It is well established that the advancement of religion is a charitable purpose. Although the laws relating to charities mostly developed from Judaeo-Christian context more faiths and sects have now been accepted to fall under this category. To understand how these changes developed it is necessary to investigate how the courts previously determined charitable status for an organisation under the head of advancement of religion.
There is no statutory definition of charity however before any organization can be accepted as a charity three conditions must be satisfied. The organisation must be within the ‘spirit and intendment’ of the preamble to the Charities Uses Act 1601. It must exist for the benefit of the public and must be exclusively charitable.
Prior to the Charities Act 2006 the Statute of Elizabeth 1 contained a list of instances that were regarded as charitable purposes. The courts often referred to the Preamble for guidance. Although it was been repealed it still inspires the law relating to charities. The advancement of religion was not mentioned in the Preamble however the closest approach was by analogy to the ‘repair of churches’.
In Scottish Burial Reform and Cremation Society v Glasgow City Corporation it was held that the provision of a crematorium was charitable. Similarly in Re Vaughan the up keeping of burial ground was held charitable. The courts held there was no distinction in a gift to ‘repair God’s house or God’s Acre.’
The preamble lacks any suggestions to include other faiths as the only reference to religion was to the ‘repair of churches.’ This can be interpreted as advancement of Christianity and not religion.
Picarda says ‘the purpose of the preamble was to illustrate charitable purposes than draw up an exhaustive definition.’

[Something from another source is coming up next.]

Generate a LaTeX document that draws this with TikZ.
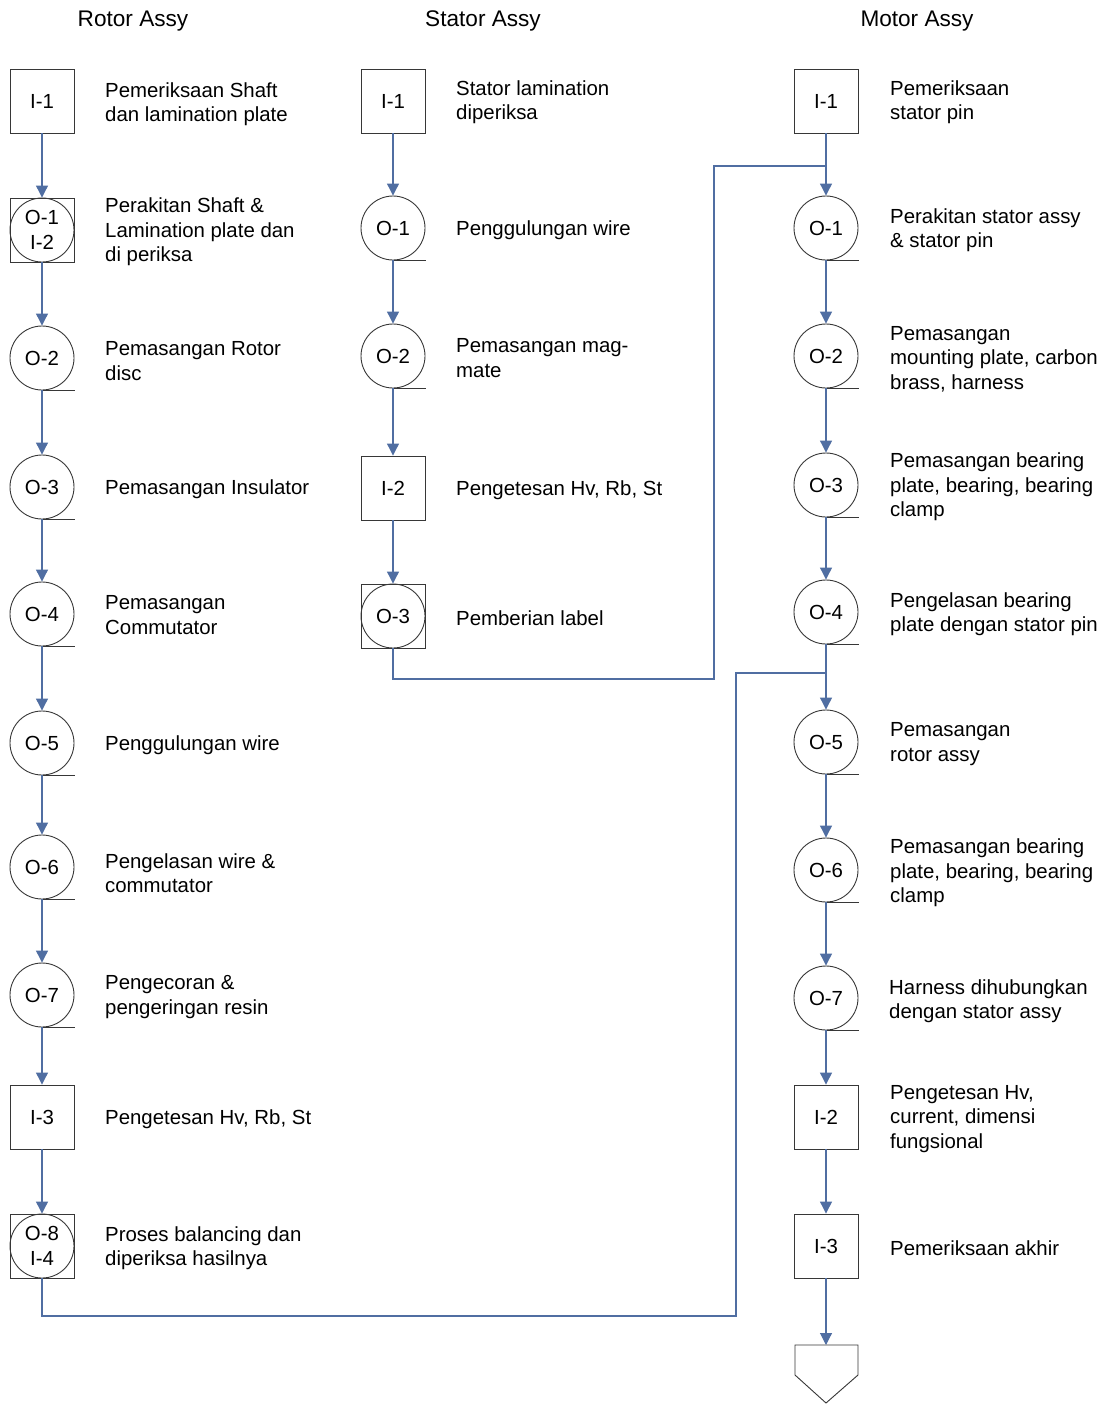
\documentclass[tikz,border=0pt]{standalone}
\usepackage{fontspec}
\setmainfont{Liberation Sans}
\usetikzlibrary{arrows.meta}
\definecolor{flowblue}{RGB}{80,110,162}
\definecolor{symgray}{RGB}{55,55,55}
\begin{document}
\begin{tikzpicture}[x=1pt,y=-1pt,
  every node/.style={font=\fontsize{20.4}{24.5}\selectfont},
  inspect/.style={draw=symgray,line width=0.9pt,minimum size=64pt,inner sep=0pt},
  oper/.style={draw=symgray,circle,line width=0.9pt,minimum size=64pt,inner sep=0pt,align=center},
  tail/.style={draw=symgray,line width=0.9pt},
  lbl/.style={anchor=west,align=left,inner sep=0pt,yshift=-2pt},
  title/.style={inner sep=0pt,font=\fontsize{22.6}{27}\selectfont},
  flow/.style={draw=flowblue,line width=1.1pt,-{Triangle[width=12pt,length=12pt]}},
  link/.style={draw=flowblue,line width=1.1pt}]
\useasboundingbox (0,0) rectangle (1107,1405);
% titles
\node[title] (trotor) at (133,21) {Rotor Assy};
\node[title] (tstator) at (483,21) {Stator Assy};
\node[title] (tmotor) at (917,21) {Motor Assy};
% rotor assy
\node[inspect] (r1) at (42,101) {I-1};
\node[inspect] (r2) at (42,230) {};
\node[oper] (r2c) at (r2) {O-1\\I-2};
\node[oper] (r3) at (42,358) {O-2};
\node[oper] (r4) at (42,487) {O-3};
\node[oper] (r5) at (42,614) {O-4};
\node[oper] (r6) at (42,743) {O-5};
\node[oper] (r7) at (42,867) {O-6};
\node[oper] (r8) at (42,995) {O-7};
\node[inspect] (r9) at (42,1117) {I-3};
\node[inspect] (r10) at (42,1246) {};
\node[oper] (r10c) at (r10) {O-8\\I-4};
\node[lbl] (r1t) at (105,102) {Pemeriksaan Shaft\\dan lamination plate};
\node[lbl] (r2t) at (105,230) {Perakitan Shaft \&\\Lamination plate dan\\di periksa};
\node[lbl] (r3t) at (105,359) {Pemasangan Rotor\\disc};
\node[lbl] (r4t) at (105,487) {Pemasangan Insulator};
\node[lbl] (r5t) at (105,613) {Pemasangan\\Commutator};
\node[lbl] (r6t) at (105,743) {Penggulungan wire};
\node[lbl] (r7t) at (105,871) {Pengelasan wire \&\\commutator};
\node[lbl] (r8t) at (105,995) {Pengecoran \&\\pengeringan resin};
\node[lbl] (r9t) at (105,1117) {Pengetesan Hv, Rb, St};
\node[lbl] (r10t) at (105,1246) {Proses balancing dan\\diperiksa hasilnya};
% stator assy
\node[inspect] (s1) at (393,101) {I-1};
\node[oper] (s2) at (393,228) {O-1};
\node[oper] (s3) at (393,356) {O-2};
\node[inspect] (s4) at (393,488) {I-2};
\node[inspect] (s5) at (393,616) {};
\node[oper] (s5c) at (s5) {O-3};
\node[lbl] (s1t) at (456,100) {Stator lamination\\diperiksa};
\node[lbl] (s2t) at (456,228) {Penggulungan wire};
\node[lbl] (s3t) at (456,356) {Pemasangan mag-\\mate};
\node[lbl] (s4t) at (456,488) {Pengetesan Hv, Rb, St};
\node[lbl] (s5t) at (456,616) {Pemberian label};
% motor assy
\node[inspect] (m1) at (826,101) {I-1};
\node[oper] (m2) at (826,228) {O-1};
\node[oper] (m3) at (826,356) {O-2};
\node[oper] (m4) at (826,485) {O-3};
\node[oper] (m5) at (826,612) {O-4};
\node[oper] (m6) at (826,742) {O-5};
\node[oper] (m7) at (826,870) {O-6};
\node[oper] (m8) at (826,998) {O-7};
\node[inspect] (m9) at (826,1117) {I-2};
\node[inspect] (m10) at (826,1246) {I-3};
\coordinate (mend) at (826,1345);
\node[lbl] (m1t) at (890,100) {Pemeriksaan\\stator pin};
\node[lbl] (m2t) at (890,228) {Perakitan stator assy\\\& stator pin};
\node[lbl] (m3t) at (890,357) {Pemasangan\\mounting plate, carbon\\brass, harness};
\node[lbl] (m4t) at (890,485) {Pemasangan bearing\\plate, bearing, bearing\\clamp};
\node[lbl] (m5t) at (890,612) {Pengelasan bearing\\plate dengan stator pin};
\node[lbl] (m6t) at (890,742) {Pemasangan\\rotor assy};
\node[lbl] (m7t) at (890,871) {Pemasangan bearing\\plate, bearing, bearing\\clamp};
\node[lbl] (m8t) at (889,999) {Harness dihubungkan\\dengan stator assy};
\node[lbl] (m9t) at (890,1117) {Pengetesan Hv,\\current, dimensi\\fungsional};
\node[lbl] (m10t) at (890,1246) {Pemeriksaan akhir};
% tails of the operation circles
\foreach \n in {r3,r4,r5,r6,r7,r8,s2,s3,m2,m3,m4,m5,m6,m7,m8}
  \draw[tail] (\n.south) -- ++(33pt,0pt);
% end symbol
\draw[symgray,line width=0.9pt] (795,1345) -- (858,1345) -- (858,1375) -- (826,1403) -- (795,1375) -- cycle;
% flow lines
\foreach \a/\b in {r1/r2,r2/r3,r3/r4,r4/r5,r5/r6,r6/r7,r7/r8,r8/r9,r9/r10,
  s1/s2,s2/s3,s3/s4,s4/s5,
  m1/m2,m2/m3,m3/m4,m4/m5,m5/m6,m6/m7,m7/m8,m8/m9,m9/m10,m10/mend}
  \draw[flow] (\a) -- (\b);
\coordinate (sjoin) at (826,166);
\coordinate (rjoin) at (826,673);
\draw[link] (s5.south) |- (714,679) |- (sjoin);
\draw[link] (r10.south) |- (736,1316) |- (rjoin);
\end{tikzpicture}
\end{document}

It may seem that there was some leeway and flexibility to include different faith groups by analogy within the purposes listed in the preamble.
However the Goodman Report 1976 found ‘that the Statute of Elizabeth uses language that is inappropriate to contemporary concepts and requires the courts to engage in ‘mental gymnastics’ in order to include some purposes as charitable.’
It has also been criticised for being outdated.
“It seems to us that the Preamble, valuable though it has been, has outlived its usefulness.”
After some time Lord MacNaughten classified charitable purposes under four ‘heads’ in Pemsel’s case which included trusts for the advancement of religion.
The preamble, and decided case law was still referred to as there was no clear guidelines as to what constituted to a ‘religion.’ This perhaps allowed some flexibility to included different faiths as times changed.
However the issue with Lord MacNaughten’s classification was, with the growing and diverse range of charities many fell under the fourth head ‘other purposes beneficial to the community.’ Some purposes therefore ‘did not fit neatly into one or the other headings.’
This then led to many attempts to further classify additional charitable purposes. Thus the Charities Act 2006 included additional charitable purposes.
The advancement of religion remained intact and is listed in section 2(2)(c) of the Act. It is important to explore what the law in England and Wales regard as a ‘religion.
The 2006 Act does not define ‘religion’ although s.3 (a) of the act states;
a religion which involves a belief in more than one god, and a religion which does not involve a belief in a god.”
In Bowman v Secular Society Ltd Lord Parker of Waddington said,
“It would seem to follow that a trust for the purpose of any kind of monotheistic theism would be a good charitable trust.’
This shows the courts accepted other monotheistic faiths such as Islam
The Charities Act now expressly includes faiths that involve belief in more than one God such as Hinduism as well no God such as Buddhism.